In the high-altitude Himalayas across India and Nepal, communities and children are often marginalised and isolated. Welfare services are lacking and education services are compromised, as teacher absenteeism is extremely common, particularly during the winter months.

The impact of these challenges is severe and high levels of illiteracy, malnourishment and early conscription into farm labour remain the reality for many children and young people.

The Response

Pragya runs grassroots projects that improve the education, health, and access to basic rights and employment of the high-altitude Himalayan population, with a focus on indigenous communities, migrant workers, children, women and low-income groups.

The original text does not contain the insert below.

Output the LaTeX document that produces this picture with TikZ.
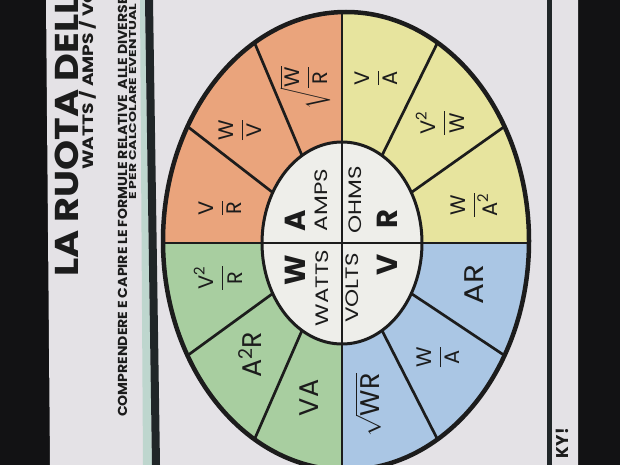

Alternate Learning Hubs, run by trained primary school teachers, provide vocational education to children and young people of remote villages, whilst rural resource centres and mobile services offer migrant workers and pastoralists access to essential information.

Through the establishment of the High Himalaya Forum, Pragya also aims to influence policy at a national level and bring about improvements in state services offered in the neglected region.

Since it was founded in 1995, Pragya has provided more than 60,000 children with access to quality education through Alternative Learning Hubs, resource centres, science labs, IT kiosks and libraries and trained hundreds of teachers to deliver better quality learning opportunities.

The Result

In the year following the Impact Award, Pragya reached more than 120,000 beneficiaries including 72,000 children spread across 12 districts of the high altitude belt of the Indian Himalayas.

The organisation used capacity building and training to encourage the recognition of the child as an entity with a set of rights and to emphasise need to engage with children and involve them in decision-making. It also developed education packages on health and climate disasters for children and provided training for teachers.

Pragya used its consultancy support to launch a new website suitable for online volunteer applications, donations and discussion. The organisations accessed legal support to register the organisation in Kenya in a bid to expand operations to Sub-Saharan Africa.

Finally, the Research and Advocacy team at Pragya has developed policy research papers on key issues that affect the Himalayan region, specifically climate change, welfare services and infrastructure. The papers have been circulated to ministries of the Indian government and have been well-received. The senior staff at Pragya are also making presentations to key officials in the government on the same issues.